Ali Cherri, How I Am Monument, installation view, Secession, 2024, photo: Sophie Pölzl

Everything, eventually, gives way. A Monument to Subtle Rot (2024) is a slide projection that occupies a corridor space between galleries. With each steady click of the mechanism, there unfolds a sequence of typed sentences, grainy photographs of toppled monuments, and faint fields of patchy pink and blue. Each slide has been hand-printed, bearing scratches, dust, hairs, and fingerprints, imbuing the work with a sense of residual decay. Fragments of the Palestinian writer Karim Kattan’s text ‘This Is the Place I Told You About’ reveal an elusive story from the perspective of the statue, as if speaking directly to its observer: ‘Look closely. I am grown here. I decay here.’ ‘I used to be a mountain; a boot planted on solid ground, and the almighty foot within that boot, delicate but ruthless.’ ‘I am still sturdy below, look. Still strong, here. See?’ The figure is caught, mid-fall, momentarily suspended. Held aloft by a crane. Collapsed face-first in the dirt. A slide judders into place: ‘I am made myself at long last. A monument.’

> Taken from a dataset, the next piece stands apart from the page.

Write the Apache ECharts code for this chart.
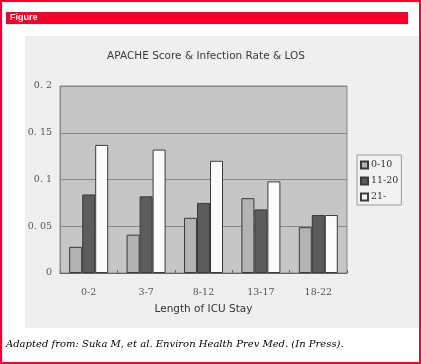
<!DOCTYPE html>
<html><head><meta charset="utf-8">
<script src="https://cdn.jsdelivr.net/npm/echarts@6/dist/echarts.min.js"></script>
<style>html,body{margin:0;padding:0;background:#fff}#c{width:421px;height:364px}</style>
</head><body><div id="c"></div>
<script>
const categories = ['0-2', '3-7', '8-12', '13-17', '18-22'];
const seriesNames = ['0-10', '11-20', '21-'];
const s0_10 = [0.028, 0.041, 0.059, 0.080, 0.049];
const s11_20 = [0.084, 0.082, 0.075, 0.068, 0.062];
const s21 = [0.137, 0.132, 0.120, 0.098, 0.062];
const yTickLabels = { 0: '0', 0.05: '0. 05', 0.1: '0. 1', 0.15: '0. 15', 0.2: '0. 2' };

const colors = ['#b3b3b3', '#5c5c5c', '#fbfbfb'];
const dataSets = [s0_10, s11_20, s21];
const chart = echarts.init(document.getElementById('c'), null, { renderer: 'canvas' });
chart.setOption({
  animation: false,
  backgroundColor: '#ffffff',
  title: {
    text: 'APACHE Score & Infection Rate & LOS',
    left: 201, top: 46, textAlign: 'center',
    textStyle: { fontFamily: 'DejaVu Sans', fontSize: 10.5, fontWeight: 'normal', color: '#3a3a3a' }
  },
  graphic: [
    { type: 'rect', shape: { x: 25, y: 36, width: 396, height: 292 }, style: { fill: '#efefef' }, z: -10 },
    { type: 'rect', shape: { x: 6, y: 12, width: 402, height: 12 }, style: { fill: '#f5002b' } },
    { type: 'text', x: 10, y: 13, style: { text: 'Figure', fill: '#fff', font: 'bold 9px Liberation Sans' } },
    { type: 'rect', shape: { x: 1, y: 1, width: 419, height: 362 }, style: { fill: 'none', stroke: '#f5002b', lineWidth: 2 }, z: 100 },
    { type: 'text', x: 6, y: 339, style: { text: 'Adapted from: Suka M, et al. Environ Health Prev Med. (In Press).', fill: '#000', font: 'italic 10px DejaVu Serif' } }
  ],
  legend: {
    orient: 'vertical', left: 357, top: 155,
    data: seriesNames,
    icon: 'rect', itemWidth: 7, itemHeight: 7, itemGap: 6,
    padding: [5, 3, 3, 3],
    backgroundColor: '#f2f2f2', borderColor: '#999', borderWidth: 1,
    textStyle: { fontFamily: 'DejaVu Serif', fontSize: 9.5, color: '#333', padding: [0, 0, 0, -2] }
  },
  grid: {
    left: 60, top: 86, width: 287, height: 187,
    show: true, backgroundColor: '#c6c6c6', borderColor: '#888', borderWidth: 1
  },
  xAxis: {
    type: 'category', data: categories,
    name: 'Length of ICU Stay', nameLocation: 'middle', nameGap: 31,
    nameTextStyle: { fontFamily: 'DejaVu Sans', fontSize: 10.5, color: '#333' },
    axisLine: { lineStyle: { color: '#666' } },
    axisTick: { show: true, inside: true, length: 3, lineStyle: { color: '#666' } },
    axisLabel: { fontFamily: 'DejaVu Serif', fontSize: 9.5, color: '#555', margin: 15 }
  },
  yAxis: {
    type: 'value', min: 0, max: 0.2, interval: 0.05,
    axisLine: { show: true, lineStyle: { color: '#888' } },
    axisTick: { show: false },
    splitLine: { lineStyle: { color: '#888', width: 1 } },
    axisLabel: {
      fontFamily: 'DejaVu Serif', fontSize: 9.5, color: '#555', margin: 8,
      formatter: v => yTickLabels[Math.round(v * 100) / 100] ?? String(v)
    }
  },
  series: seriesNames.map((n, i) => ({
    name: n, type: 'bar', data: dataSets[i],
    barWidth: 13, barGap: '0%',
    itemStyle: { color: colors[i], borderColor: '#3a3a3a', borderWidth: 1 }
  }))
});
</script></body></html>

Chris Clarke is a critic and curator based in Cork and Vienna.

Notes

[1] Henri Lefebvre, Introduction to Modernity, trans. John Moore (London: Verso, 1995), 52.

[2] Ibid. 53.

[3] ‘How utterly beside the point was Napoleon when he said at the start of his conquest of Egypt, “From the summit of these monuments, forty centuries look upon us”, and not because the Sphinx, and by implication the statues in the nearby pyramids, do not look (the Sphinx is not an inanimate representation of the king but, as a result of certain rituals, a seshepankh, a living statue); but because they look beyond us even when seemingly looking in our direction.’ Jalal Toufic, ‘Oedipus in Egypt’, Forthcoming (Berlin: e-flux journal / Sternberg Press, 2014), 158.

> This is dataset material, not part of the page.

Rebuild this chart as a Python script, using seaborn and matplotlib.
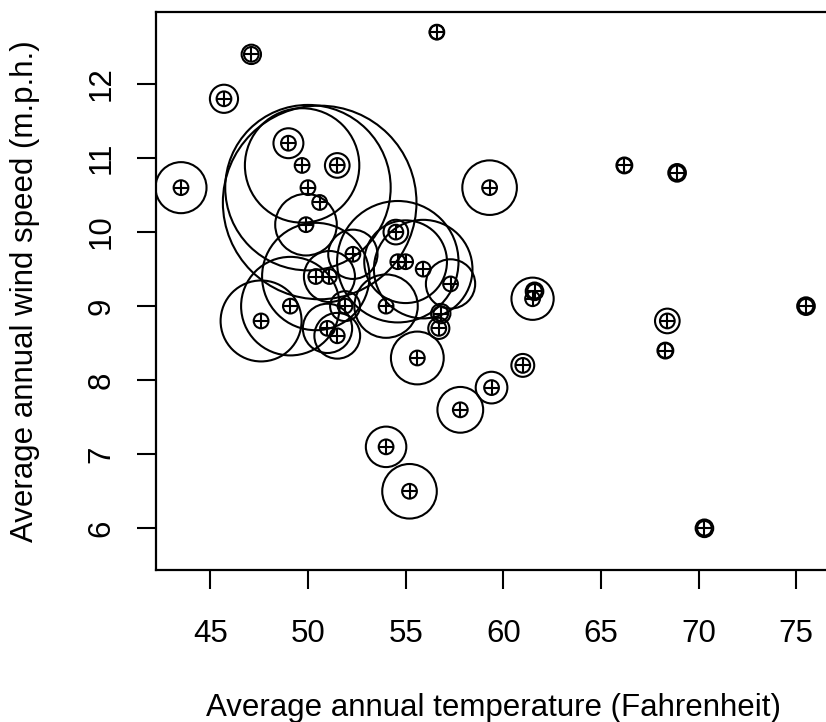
import numpy as np
import pandas as pd
import matplotlib
matplotlib.use("Agg")
import matplotlib.pyplot as plt
import seaborn as sns

# US air pollution data: SO2 content, mean temperature and mean wind speed per city
city = ["Albany", "Albuquerque", "Atlanta", "Baltimore", "Buffalo", "Charleston",
        "Chicago", "Cincinnati", "Cleveland", "Columbus", "Dallas", "Denver",
        "Des Moines", "Detroit", "Hartford", "Houston", "Indianapolis",
        "Jacksonville", "Kansas City", "Little Rock", "Louisville", "Memphis",
        "Miami", "Milwaukee", "Minneapolis", "Nashville", "New Orleans",
        "Norfolk", "Omaha", "Philadelphia", "Phoenix", "Pittsburgh",
        "Providence", "Richmond", "Salt Lake City", "San Francisco", "Seattle",
        "St. Louis", "Washington", "Wichita", "Wilmington"]
so2 = [46, 11, 24, 47, 11, 31, 110, 23, 65, 26, 9, 17, 17, 35, 56, 10, 28, 14,
       14, 13, 30, 10, 10, 16, 29, 18, 9, 31, 14, 69, 10, 61, 94, 26, 28, 12,
       29, 56, 28, 8, 36]
temp = [47.6, 56.8, 61.5, 55.0, 47.1, 55.2, 50.6, 54.0, 49.7, 51.5, 66.2, 51.9,
        49.0, 49.9, 49.1, 68.9, 52.3, 68.4, 54.5, 61.0, 55.6, 61.6, 75.5, 45.7,
        43.5, 59.4, 68.3, 59.3, 51.5, 54.6, 70.3, 50.4, 50.0, 57.8, 51.0, 56.7,
        51.1, 55.9, 57.3, 56.6, 54.0]
wind = [8.8, 8.9, 9.1, 9.6, 12.4, 6.5, 10.4, 7.1, 10.9, 8.6, 10.9, 9.0, 11.2,
        10.1, 9.0, 10.8, 9.7, 8.8, 10.0, 8.2, 8.3, 9.2, 9.0, 11.8, 10.6, 7.9,
        8.4, 10.6, 10.9, 9.6, 6.0, 9.4, 10.6, 7.6, 8.7, 8.7, 9.4, 9.5, 9.3,
        12.7, 9.0]

x_ticks = [45, 50, 55, 60, 65, 70, 75]
y_ticks = [6, 7, 8, 9, 10, 11, 12]

df = pd.DataFrame({"city": city, "SO2": so2, "temp": temp, "wind": wind})

sns.set_theme(style="white")
plt.rcParams["font.family"] = ["Liberation Sans", "DejaVu Sans"]

DPI = 100
fig = plt.figure(figsize=(8.26, 7.22), dpi=DPI)
ax = fig.add_axes([156 / 826, 152 / 722, 675 / 826, 558 / 722])

# bubble radius proportional to SO2
px_per_unit = 0.88
pt_per_px = 72 / DPI
bubble_sizes = {v: (2 * v * px_per_unit * pt_per_px) ** 2 for v in sorted(set(so2))}

lw = 1.5
sns.scatterplot(data=df, x="temp", y="wind", size="SO2", sizes=bubble_sizes,
                marker="o", facecolors="none", edgecolor="black", linewidth=lw,
                legend=False, ax=ax, zorder=3)
# circled-plus point symbol at each city
sym = 10.6 ** 2
sns.scatterplot(data=df, x="temp", y="wind", s=sym, marker="o",
                facecolors="none", edgecolor="black", linewidth=lw,
                legend=False, ax=ax, zorder=4)
sns.scatterplot(data=df, x="temp", y="wind", s=sym, marker="+",
                color="black", linewidth=lw, legend=False, ax=ax, zorder=4)

ax.set_xlim(42.22, 76.78)
ax.set_ylim(5.437, 12.972)
ax.set_xticks(x_ticks)
ax.set_yticks(y_ticks)

fs = 22.5
ax.tick_params(axis="both", which="major", bottom=True, left=True,
               direction="out", length=14, width=lw, color="black",
               labelsize=fs, labelcolor="black")
ax.tick_params(axis="x", pad=21.5)
ax.tick_params(axis="y", pad=14.5)
for lab in ax.get_yticklabels():
    lab.set_rotation(90)
    lab.set_va("center")

for s in ax.spines.values():
    s.set_color("black")
    s.set_linewidth(1.6)

ax.set_xlabel("Average annual temperature (Fahrenheit)", fontsize=fs,
              color="black")
ax.set_ylabel("Average annual wind speed (m.p.h.)", fontsize=fs,
              color="black")
ax.xaxis.set_label_coords(0.5, (570 - 693) / 558)
ax.yaxis.set_label_coords((40 - 156) / 675, 0.5)

fig.savefig("out.png", dpi=DPI, facecolor="white")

[4] Ali Cherri, ‘“Do We Still Need Monuments?” Ali Cherri in Conversation with Emma Dean and Jeanette Pacher’, Ali Cherri: How I Am Monument, exh. cat. (Vienna: Secession, 2024), 9.

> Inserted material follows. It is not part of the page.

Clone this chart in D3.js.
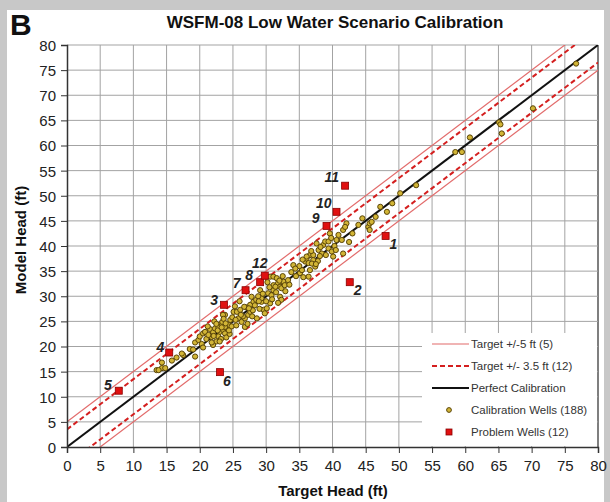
<!DOCTYPE html>
<html><head><meta charset="utf-8">
<script src="https://cdn.jsdelivr.net/npm/d3@7"></script>
<style>
html,body{margin:0;padding:0;background:#c8c8c8;}
svg{display:block;font-family:"Liberation Sans",Arial,sans-serif;}
</style></head>
<body>
<svg id="chart" width="610" height="502"></svg>
<script>
// ---- data ----
const xTicks = [0,5,10,15,20,25,30,35,40,45,50,55,60,65,70,75,80];
const yTicks = [0,5,10,15,20,25,30,35,40,45,50,55,60,65,70,75,80];
const calTarget = [
13.5,14.3,14.3,14.8,13.8,17.5,17.3,19.3,19.3,19.8,20.0,20.5,16.5,18.5,
20.8,21.8,22.0,22.3,22.8,23.0,23.3,23.5,23.8,24.1,24.3,23.8,23.4,23.5,23.8,24.6,21.0,21.5,22.5,22.0,22.8,23.2,24.0,24.5,21.2,22.2,20.3,21.8,23.6,24.8,22.5,23.0,
25.1,25.6,26.1,25.8,26.3,26.8,26.8,27.3,27.6,27.6,27.8,28.1,28.5,28.6,29.1,29.3,29.3,29.6,29.8,30.1,30.6,30.3,30.8,31.1,31.1,30.6,31.1,31.6,31.8,32.1,32.3,32.1,32.3,32.6,32.8,33.3,25.3,26.5,27.0,28.0,28.8,30.0,31.5,32.5,27.2,26.0,29.0,30.5,31.8,25.5,
34.1,35.1,35.4,35.9,36.1,36.4,36.6,36.6,37.1,37.4,36.4,37.6,36.1,37.1,37.9,38.4,34.5,35.0,33.8,36.9,35.6,37.8,
38.6,38.9,39.4,39.6,39.4,39.9,40.1,40.6,40.9,41.4,41.6,42.1,41.9,41.6,38.2,40.3,
43.9,45.4,45.6,45.6,45.9,47.2,48.2,49.0,50.2,
52.6,58.5,59.5,60.7,65.1,65.3,65.5,70.2,76.7,
20.5,21.3,22.1,22.7,23.3,23.9,24.4,24.9,25.4,26.2,26.7,27.4,27.9,28.3,28.9,29.5,30.2,30.9,31.4,32.0,32.9,33.5,34.4,35.5,36.8,37.5,38.1,39.0,39.8,40.5,42.5,43.0,44.5,46.5,
19.0,15.8];
const calModel = [
15.3,15.7,16.8,15.7,15.3,18.3,18.6,18.0,20.8,21.3,22.0,22.6,17.8,19.5,
22.9,21.9,22.9,23.6,23.9,22.9,24.6,23.3,22.6,23.6,24.3,26.3,24.9,26.3,23.9,25.3,21.5,23.5,21.0,20.3,22.0,21.5,21.8,22.5,24.0,25.0,20.5,20.8,25.5,24.0,24.5,21.0,
26.9,26.9,27.3,25.6,24.9,23.9,25.6,26.3,26.9,28.3,29.9,28.9,29.3,25.6,31.2,28.9,29.6,27.3,26.6,27.6,28.6,30.6,30.2,31.2,32.2,33.9,33.9,33.6,32.6,31.9,31.6,29.9,29.3,32.9,32.2,33.2,28.0,26.0,27.8,27.2,30.0,29.0,30.8,34.0,24.5,29.0,27.5,31.8,28.7,24.2,
36.2,34.6,35.2,36.9,37.5,36.6,38.2,35.2,37.2,35.9,33.9,40.5,37.9,38.2,39.2,38.5,34.0,36.0,34.8,36.5,33.8,37.0,
40.2,40.9,40.9,42.5,39.5,38.9,37.9,41.2,42.2,41.2,43.2,44.5,43.8,38.5,39.8,40.0,
44.2,43.8,44.5,43.2,44.8,47.8,46.8,48.5,50.5,
52.1,58.7,58.7,61.6,64.6,64.2,62.4,67.4,76.3,
19.8,22.3,22.1,23.2,23.8,24.6,23.2,25.8,25.3,26.3,27.9,27.6,26.0,28.2,29.0,30.5,32.8,29.4,31.9,33.1,31.0,32.3,35.5,37.3,39.0,36.4,38.0,38.2,41.6,39.2,40.8,42.5,45.5,45.8,
19.4,17.2];
const probId = ["1","2","3","4","5","6","7","8","12","9","10","11"];
const probTarget = [48.0,42.6,23.65,15.4,7.8,23.05,26.9,29.1,29.8,39.1,40.6,41.9];
const probModel  = [42.0,32.8,28.3,18.8,11.2,14.9,31.2,32.8,34.1,44.0,46.8,52.0];
const bandOffsets = [5,-5];      // Target +/-5 ft
const dashOffsets = [3.5,-3.5];  // Target +/-3.5 ft
const legendLabels = ["Target +/-5 ft (5)","Target +/- 3.5 ft (12)","Perfect Calibration","Calibration Wells (188)","Problem Wells (12)"];

// ---- layout / style ----
const M = {left:67, right:598, top:45, bottom:447};
const labelPos = { // dx, dy, anchor for problem well labels
 "1":[4,13,"start"],"2":[4,13,"start"],"3":[-6,0,"end"],"4":[-5,-1,"end"],"5":[-7,-1,"end"],
 "6":[3,14,"start"],"7":[-5,-2,"end"],"8":[-7,-2,"end"],"12":[-5,-8,"middle"],
 "9":[-7,-3,"end"],"10":[-5,-4,"end"],"11":[-6,-4,"end"]};

const svg = d3.select("#chart");
svg.append("rect").attr("x",7).attr("y",10).attr("width",597).attr("height",492).attr("fill","#fff");

const x = d3.scaleLinear().domain([0,80]).range([M.left,M.right]);
const y = d3.scaleLinear().domain([0,80]).range([M.bottom,M.top]);

// grid
const grid = svg.append("g");
grid.selectAll("line.v").data(xTicks.slice(1)).join("line")
  .attr("x1",d=>x(d)).attr("x2",d=>x(d)).attr("y1",M.top).attr("y2",M.bottom)
  .attr("stroke",d=>d===80?"#555":"#a3a3a3").attr("stroke-width",d=>d===80?1.5:1);
grid.selectAll("line.h").data(yTicks.slice(1)).join("line")
  .attr("x1",M.left).attr("x2",M.right).attr("y1",d=>y(d)).attr("y2",d=>y(d))
  .attr("stroke","#a3a3a3").attr("stroke-width",1);

// clip
svg.append("clipPath").attr("id","clip").append("rect")
  .attr("x",M.left).attr("y",M.top).attr("width",M.right-M.left).attr("height",M.bottom-M.top);
const plot = svg.append("g").attr("clip-path","url(#clip)");

const lineFor = off => [[0,off],[80,80+off]];
const path = d3.line().x(d=>x(d[0])).y(d=>y(d[1]));
bandOffsets.forEach(o=>plot.append("path").attr("d",path(lineFor(o))).attr("fill","none").attr("stroke","#e26b6b").attr("stroke-width",1.2));
dashOffsets.forEach(o=>plot.append("path").attr("d",path(lineFor(o))).attr("fill","none").attr("stroke","#d41f1f").attr("stroke-width",2).attr("stroke-dasharray","5,3"));
plot.append("path").attr("d",path(lineFor(0))).attr("fill","none").attr("stroke","#111").attr("stroke-width",2);

// legend background
const L = {x:422,y:333,w:175,h:113};
svg.append("rect").attr("x",L.x).attr("y",L.y).attr("width",L.w).attr("height",L.h).attr("fill","#fff");

// calibration wells
svg.append("g").selectAll("circle").data(calTarget.map((t,i)=>[t,calModel[i]])).join("circle")
  .attr("cx",d=>x(d[0])).attr("cy",d=>y(d[1])).attr("r",2.6)
  .attr("fill","#d2b536").attr("stroke","#5a4508").attr("stroke-width",1);

// problem wells
const pw = probId.map((id,i)=>({id,t:probTarget[i],m:probModel[i]}));
svg.append("g").selectAll("rect").data(pw).join("rect")
  .attr("x",d=>x(d.t)-3.5).attr("y",d=>y(d.m)-3.5).attr("width",7).attr("height",7)
  .attr("fill","#e01010").attr("stroke","#8a0000").attr("stroke-width",0.8);
svg.append("g").selectAll("text").data(pw).join("text")
  .attr("x",d=>x(d.t)+labelPos[d.id][0]).attr("y",d=>y(d.m)+labelPos[d.id][1])
  .attr("text-anchor",d=>labelPos[d.id][2])
  .attr("font-size",14).attr("font-weight","bold").attr("font-style","italic").attr("fill","#222")
  .text(d=>d.id);

// axes
const xAxis = svg.append("g").attr("transform",`translate(0,${M.bottom})`)
  .call(d3.axisBottom(x).tickValues(xTicks).tickSize(6).tickPadding(4));
const yAxis = svg.append("g").attr("transform",`translate(${M.left},0)`)
  .call(d3.axisLeft(y).tickValues(yTicks).tickSize(6).tickPadding(5));
[xAxis,yAxis].forEach(a=>{
  a.select(".domain").attr("stroke","#333").attr("stroke-width",1.5);
  a.selectAll(".tick line").attr("stroke","#333");
  a.selectAll(".tick text").attr("font-size",15).attr("fill","#222").attr("font-family","'Liberation Sans',Arial,sans-serif");
});
xAxis.selectAll(".tick text").attr("dy","0.95em");
yAxis.selectAll(".tick text").attr("dy","0.36em");

// legend
const lg = svg.append("g").attr("font-size",11.5).attr("fill","#333");
const ly = [344,366,388,410,432];
lg.append("line").attr("x1",432).attr("x2",469).attr("y1",ly[0]).attr("y2",ly[0]).attr("stroke","#e26b6b").attr("stroke-width",1.2);
lg.append("line").attr("x1",432).attr("x2",469).attr("y1",ly[1]).attr("y2",ly[1]).attr("stroke","#d41f1f").attr("stroke-width",2).attr("stroke-dasharray","5,3");
lg.append("line").attr("x1",432).attr("x2",469).attr("y1",ly[2]).attr("y2",ly[2]).attr("stroke","#111").attr("stroke-width",2);
lg.append("circle").attr("cx",449).attr("cy",ly[3]).attr("r",2.4).attr("fill","#d2b536").attr("stroke","#5a4508").attr("stroke-width",1);
lg.append("rect").attr("x",446).attr("y",ly[4]-3).attr("width",6).attr("height",6).attr("fill","#e01010").attr("stroke","#8a0000").attr("stroke-width",0.8);
lg.selectAll("text").data(legendLabels).join("text")
  .attr("x",471).attr("y",(d,i)=>ly[i]+4).attr("fill","#333").text(d=>d);

// titles
svg.append("text").attr("x",10).attr("y",35).attr("font-size",30).attr("font-weight","bold").attr("fill","#111").text("B");
svg.append("text").attr("x",335).attr("y",28).attr("text-anchor","middle").attr("font-size",17).attr("font-weight","bold").attr("fill","#111")
  .text("WSFM-08 Low Water Scenario Calibration");
svg.append("text").attr("x",333).attr("y",496).attr("text-anchor","middle").attr("font-size",15).attr("font-weight","bold").attr("fill","#111")
  .text("Target Head (ft)");
svg.append("text").attr("transform","translate(26,240) rotate(-90)").attr("text-anchor","middle").attr("font-size",15).attr("font-weight","bold").attr("fill","#111")
  .text("Model Head (ft)");
</script>
</body></html>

[5] Jalal Toufic, ‘To Pray or Not to Pray’, in Undeserving Lebanon (Beirut: Forthcoming Books, 2007), 17.

[6] Robert Bevan, The Destruction of Memory: Architecture at War (London: Reaktion Books, 2006), 13.

[7] While clearly pointing towards an archetypal universality, there is an inevitable undercurrent of specificity: the artist often draws on his childhood in Beirut during the 1975–90 Lebanese Civil War, which included shifting factions of Maronite Christians, Lebanese Muslims, Palestinian insurgents, Phalangists, Pan-Arabists, and Druze as well as the 1982 Israeli Second Invasion of Lebanon (the current conflict, ongoing since 2024, marks the fourth Israeli invasion of Lebanon, with previous incursions also taking place in 1978 and 2006).

[8] Ali Cherri, ‘“Do We Still Need Monuments?”’, 7–8.

[9] Ernesto Laclau, ‘Universalism, Particularism and the Question of Identity’, Emancipation(s) (London: Verso, 1996), 35. For Laclau, the root of this impulse lay in nineteenth-century Europe, where ‘universalism had constructed its identity precisely through […] the universalisation of its own particularism,’ with imperialist expansion representing ‘part of an all-embracing and epochal struggle between universality and particularisms’ (p. 24). This Eurocentrism ‘was the result of a discourse which did not differentiate between the universal values that the West was advocating and the concrete social agents that were incarnating them’ (p. 34).